Kunst ABC – Paradigmenwechsel
Der Verlust der Originale
Bleizinngelb, Rubinschwefel, Grünspan, Azurit, Lapislazuli, Malachit – kostbare Farbstoffe bestimmten Gemälde und ihren Ruhm. Bildteile von Ikonen waren mit getriebenem Goldblech bedeckt, geschnitzte Holzrahmen erhöhten die Wirkung vieler hochgeschätzter Werle. Heute erzeugen digitale Drucke nach Aufnahmen hochauflösender Kameras perfekte Illusionen der Originale in allen Größen. Konservative Bildhauer arbeiten noch mit Elfenbein aus Afrika oder Marmor aus Carrara, andere verwenden Glasfasern und Polyurethan und nutzen 3-D-Drucker zur Vermehrung der Originale. Dunkelkammer-Fotografen konnten noch darauf bestehen, dass jeder Abzug aus dem Wasserbad sich vom anderen unterscheidet. Der Tintenstrahldrucker erlaubt keine Varianten.
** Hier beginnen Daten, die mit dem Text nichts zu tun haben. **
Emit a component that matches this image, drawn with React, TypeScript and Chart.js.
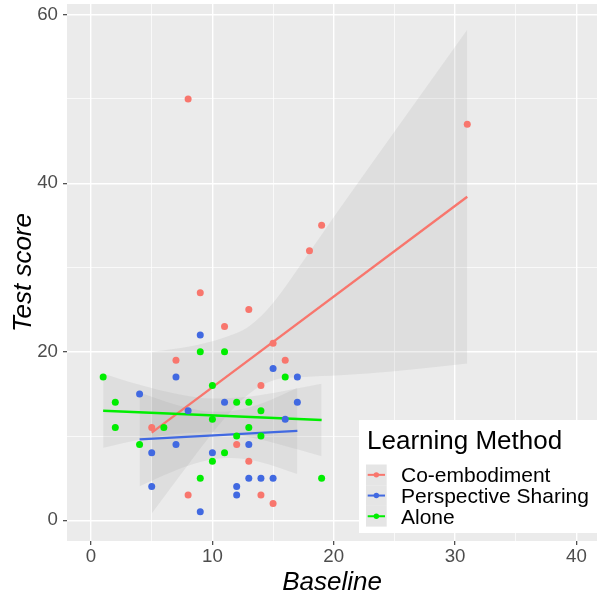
import React, { useEffect, useRef } from 'react';
import { Chart, registerables } from 'chart.js';

Chart.register(...registerables);

// ---------- data ----------
const seriesNames = ['Co-embodiment', 'Perspective Sharing', 'Alone'];
const seriesColors = ['#F8766D', '#4169E1', '#00EE00'];

const coX = [8, 31, 19, 18, 9, 13, 11, 15, 7, 16, 14, 5, 12, 13, 8, 14, 15];
const coY = [50, 47, 35, 32, 27, 25, 23, 21, 19, 19, 16, 11, 9, 7, 3, 3, 2];
const psX = [9, 15, 7, 17, 4, 11, 17, 8, 16, 7, 13, 5, 10, 13, 14, 15, 5, 12, 12, 9];
const psY = [22, 18, 17, 17, 15, 14, 14, 13, 12, 9, 9, 8, 8, 5, 5, 5, 4, 4, 3, 1];
const alX = [9, 11, 1, 16, 10, 2, 12, 13, 14, 10, 2, 6, 13, 12, 14, 4, 11, 10, 9, 19];
const alY = [20, 20, 17, 17, 16, 14, 14, 14, 13, 12, 11, 11, 11, 10, 10, 9, 8, 7, 5, 5];

// fitted lines (end points) and confidence bands
const coLineX = [5, 31];
const coLineY = [10.4, 38.4];
const psLineX = [4, 17];
const psLineY = [9.6, 10.6];
const alLineX = [1, 19];
const alLineY = [13.0, 11.9];

const coBandX = [5, 8, 11, 13, 15, 17.5, 20.5, 25, 31];
const coUpper = [20.0, 20.6, 21.7, 23.0, 25.8, 30.8, 37.0, 46.1, 58.2];
const coLower = [0.8, 6.6, 12.1, 15.0, 16.6, 17.0, 17.2, 17.7, 18.6];
const psBandX = [4, 6, 8, 10, 11, 12, 14, 17];
const psUpper = [15.15, 14.15, 13.33, 12.89, 12.89, 13.05, 13.84, 15.7];
const psLower = [4.05, 5.35, 6.47, 7.23, 7.39, 7.35, 6.9, 5.5];
const alBandX = [1, 4, 7, 10, 13, 16, 19];
const alUpper = [17.4, 16.09, 15.02, 14.45, 14.66, 15.36, 16.2];
const alLower = [8.6, 9.55, 10.24, 10.45, 9.88, 8.82, 7.6];

const xMajor = [0, 10, 20, 30, 40];
const xMinor = [5, 15, 25, 35];
const yMajor = [0, 20, 40, 60];
const yMinor = [10, 30, 50];

const legendTitle = 'Learning Method';
const xTitle = 'Baseline';
const yTitle = 'Test score';

const FONT = '"Liberation Sans", Arial, sans-serif';
const BAND_FILL = 'rgba(153,153,153,0.16)';

const pts = (xs: number[], ys: number[]) => xs.map((x, i) => ({ x, y: ys[i] }));

const panelBg = {
  id: 'panelBg',
  beforeDraw(chart: any) {
    const { ctx, chartArea } = chart;
    ctx.save();
    ctx.fillStyle = '#EBEBEB';
    ctx.fillRect(chartArea.left, chartArea.top, chartArea.right - chartArea.left, chartArea.bottom - chartArea.top);
    ctx.restore();
  },
};

const ggLegend = {
  id: 'ggLegend',
  afterDraw(chart: any) {
    const { ctx, chartArea } = chart;
    const right = chartArea.right;
    const left = right - 238;
    const top = 420;
    const bottom = 533;
    ctx.save();
    ctx.fillStyle = '#FFFFFF';
    ctx.fillRect(left, top, right - left, bottom - top);
    ctx.fillStyle = '#000000';
    ctx.font = `26px ${FONT}`;
    ctx.textBaseline = 'alphabetic';
    ctx.textAlign = 'left';
    ctx.fillText(legendTitle, left + 8, 449);
    const keyX = left + 7;
    const keySize = 20.7;
    const key0 = 464.5;
    seriesNames.forEach((name, i) => {
      const y0 = key0 + i * keySize;
      const cy = y0 + keySize / 2;
      ctx.fillStyle = '#E5E5E5';
      ctx.fillRect(keyX, y0, keySize, keySize);
      ctx.strokeStyle = seriesColors[i];
      ctx.lineWidth = 2;
      ctx.beginPath();
      ctx.moveTo(keyX + 1.7, cy);
      ctx.lineTo(keyX + keySize - 1.7, cy);
      ctx.stroke();
      ctx.fillStyle = seriesColors[i];
      ctx.beginPath();
      ctx.arc(keyX + keySize / 2, cy, 2.7, 0, Math.PI * 2);
      ctx.fill();
      ctx.fillStyle = '#000000';
      ctx.font = `21px ${FONT}`;
      ctx.fillText(name, left + 42, cy + 7.6);
    });
    ctx.restore();
  },
};

export default function App() {
  const ref = useRef<HTMLCanvasElement | null>(null);

  useEffect(() => {
    if (!ref.current) return;
    const groups = [
      { px: coX, py: coY, lx: coLineX, ly: coLineY, bx: coBandX, bu: coUpper, bl: coLower },
      { px: psX, py: psY, lx: psLineX, ly: psLineY, bx: psBandX, bu: psUpper, bl: psLower },
      { px: alX, py: alY, lx: alLineX, ly: alLineY, bx: alBandX, bu: alUpper, bl: alLower },
    ];
    const datasets: any[] = [];
    groups.forEach((g, i) => {
      datasets.push({
        type: 'line',
        label: seriesNames[i] + ' lower',
        data: pts(g.bx, g.bl),
        borderWidth: 0,
        borderColor: 'rgba(0,0,0,0)',
        pointRadius: 0,
        fill: false,
        cubicInterpolationMode: 'monotone',
        order: 40 - i,
      });
      datasets.push({
        type: 'line',
        label: seriesNames[i] + ' upper',
        data: pts(g.bx, g.bu),
        borderWidth: 0,
        borderColor: 'rgba(0,0,0,0)',
        backgroundColor: BAND_FILL,
        pointRadius: 0,
        fill: '-1',
        cubicInterpolationMode: 'monotone',
        order: 30 - i,
      });
    });
    groups.forEach((g, i) => {
      datasets.push({
        type: 'line',
        label: seriesNames[i] + ' fit',
        data: pts(g.lx, g.ly),
        borderColor: seriesColors[i],
        borderWidth: 2.3,
        pointRadius: 0,
        fill: false,
        order: 20 - i,
      });
    });
    groups.forEach((g, i) => {
      datasets.push({
        type: 'scatter',
        label: seriesNames[i],
        data: pts(g.px, g.py),
        backgroundColor: seriesColors[i],
        borderWidth: 0,
        pointRadius: 3.5,
        order: 10 - i,
      });
    });

    const isMajorX = (v: number) => xMajor.includes(v);
    const isMajorY = (v: number) => yMajor.includes(v);

    const chart = new Chart(ref.current, {
      type: 'scatter',
      data: { datasets },
      plugins: [panelBg, ggLegend],
      options: {
        responsive: false,
        animation: false,
        devicePixelRatio: 1,
        events: [],
        layout: { padding: { top: 4, right: 0, left: 0, bottom: 0 }, autoPadding: false },
        plugins: {
          legend: { display: false },
          tooltip: { enabled: false },
        },
        scales: {
          x: {
            type: 'linear',
            min: -1.98,
            max: 41.69,
            afterBuildTicks: (s: any) => {
              s.ticks = [...xMajor, ...xMinor].sort((a, b) => a - b).map((v) => ({ value: v }));
            },
            afterFit: (s: any) => {
              s.height = 57;
              s.paddingLeft = 0;
              s.paddingRight = 0;
              s.paddingTop = 0;
              s.paddingBottom = 0;
            },
            border: { display: false },
            grid: {
              color: '#FFFFFF',
              lineWidth: (c: any) => (isMajorX(c.tick?.value) ? 1.4 : 0.7),
              tickLength: 4,
              tickWidth: 1.1,
              tickColor: (c: any) => (isMajorX(c.tick?.value) ? '#333333' : 'rgba(0,0,0,0)'),
            },
            ticks: {
              autoSkip: false,
              maxRotation: 0,
              color: '#4D4D4D',
              padding: 1,
              font: { family: FONT, size: 18.7 },
              callback: (v: any) => (isMajorX(v) ? String(v) : ''),
            },
            title: {
              display: true,
              text: xTitle,
              color: '#000000',
              font: { family: FONT, size: 26, style: 'italic' },
              padding: { top: 7, bottom: 0 },
            },
          },
          y: {
            type: 'linear',
            min: -2.46,
            max: 61.27,
            afterBuildTicks: (s: any) => {
              s.ticks = [...yMajor, ...yMinor].sort((a, b) => a - b).map((v) => ({ value: v }));
            },
            afterFit: (s: any) => {
              s.width = 67;
              s.paddingLeft = 0;
              s.paddingRight = 0;
              s.paddingTop = 0;
              s.paddingBottom = 0;
            },
            border: { display: false },
            grid: {
              color: '#FFFFFF',
              lineWidth: (c: any) => (isMajorY(c.tick?.value) ? 1.4 : 0.7),
              tickLength: 4,
              tickWidth: 1.1,
              tickColor: (c: any) => (isMajorY(c.tick?.value) ? '#333333' : 'rgba(0,0,0,0)'),
            },
            ticks: {
              autoSkip: false,
              color: '#4D4D4D',
              padding: 5,
              font: { family: FONT, size: 18.7 },
              callback: (v: any) => (isMajorY(v) ? String(v) : ''),
            },
            title: {
              display: true,
              text: yTitle,
              color: '#000000',
              font: { family: FONT, size: 26, style: 'italic' },
              padding: { top: 8, bottom: 0 },
            },
          },
        },
      } as any,
    });
    return () => chart.destroy();
  }, []);

  return (
    <div style={{ position: 'absolute', left: 0, top: 0, width: 597, height: 598, background: '#FFFFFF' }}>
      <canvas ref={ref} width={597} height={598} style={{ display: 'block', width: 597, height: 598 }} />
    </div>
  );
}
In meinem Jungen-Schlafzimmer hing ein Poster der Jacqueline von Picasso. In Paris interessierte mich nicht, die Mona Lisa im Louvre zu sehen. Ich kenne sie von Postkarten, aus Büchern und Bildschirmen – wie den umstrittenen Salvator Mundi von Leonardo, die Judith von Caravaggio und den Osterhasen von Jeff Koons, Werke, die sensationelle Preise auf Auktionen erzielen – wie die Tulpenzwiebel in Amsterdam, die 1637 87.000 Euro einbrachte in einem Gesellschaftsspiel der Millionäre, an dem die Künstler kaum beteiligt sind..
Die Bilder Mondrians erzeugten eine öffentliche Diskussion „My child could do it“, und viele Kinder und Erwachsene sind angehalten, so zu malen, zu zeichnen, zu modellieren, dass ihre Ergebnisse an Werke dieses oder jenes Meisters erinnern. Der fluxus-Künstler George Brecht gab 1982 „10 Postkarten zum Mitmachen“ heraus, und Performances von Künstlern – Nam June Paik zerschlägt eine Violine, wiederholt von Geoffrey Hendricks – können weiterleben wie die Wandtexte von Lawrence Weiner. Der land-art-Künstler Robert Smithson schenkte mir, als ich ihn 1971 in New York besuchte, den Entwurf eines „Indoor Work“, den zu realisieren ich mich nie getraut habe, obwohl mich zahlreiche Kopien, Repliken, Fälschungen von Kunstwerken umgeben.
2015 wiederholte Christian Boltanski mit Hans-Ulrich Obrist und Chiara Parisi in der Pariser „Monnaie“ ein Projekt, das er 1994 in der Londoner Serpentine Gallery ausprobiert hatte: „Take me, I´m Yours“ – eine Ausstellung über Wechseln und Teilen von Kunstwerken, zu dem er 2 Dutzend Künstler einlud – Gilbert & George, Franz West, Lawrence Weiner, Hans Peter Feldmann, Pawel Althamer, Gloria Friedmann, Yoko Ono u.a.
Sie alle boten Werke zum Tausch, zur Ausleihe, ersetzten Werke, die den Besitzer in einer Tombola wechselten – La Monnaie, die alte Münze, diente jetzt nicht mehr der Verteilung von Geld, sondern von Kunst. Ein Hund an der Leine wurde stundenweise ausgeliehen, um ausgeführt zu werden. Der Ruf nach Originalen, Unikaten, signierten und nummerierten Objekten wurde erstickt. Angesichts des sich selbst inflationierenden Kunstmarkts und der Müdigkeit, die die Kunstszene durchzieht, erscheint der Schlachtruf NIMM MICH ICH GEHÖRE DIR angemessen.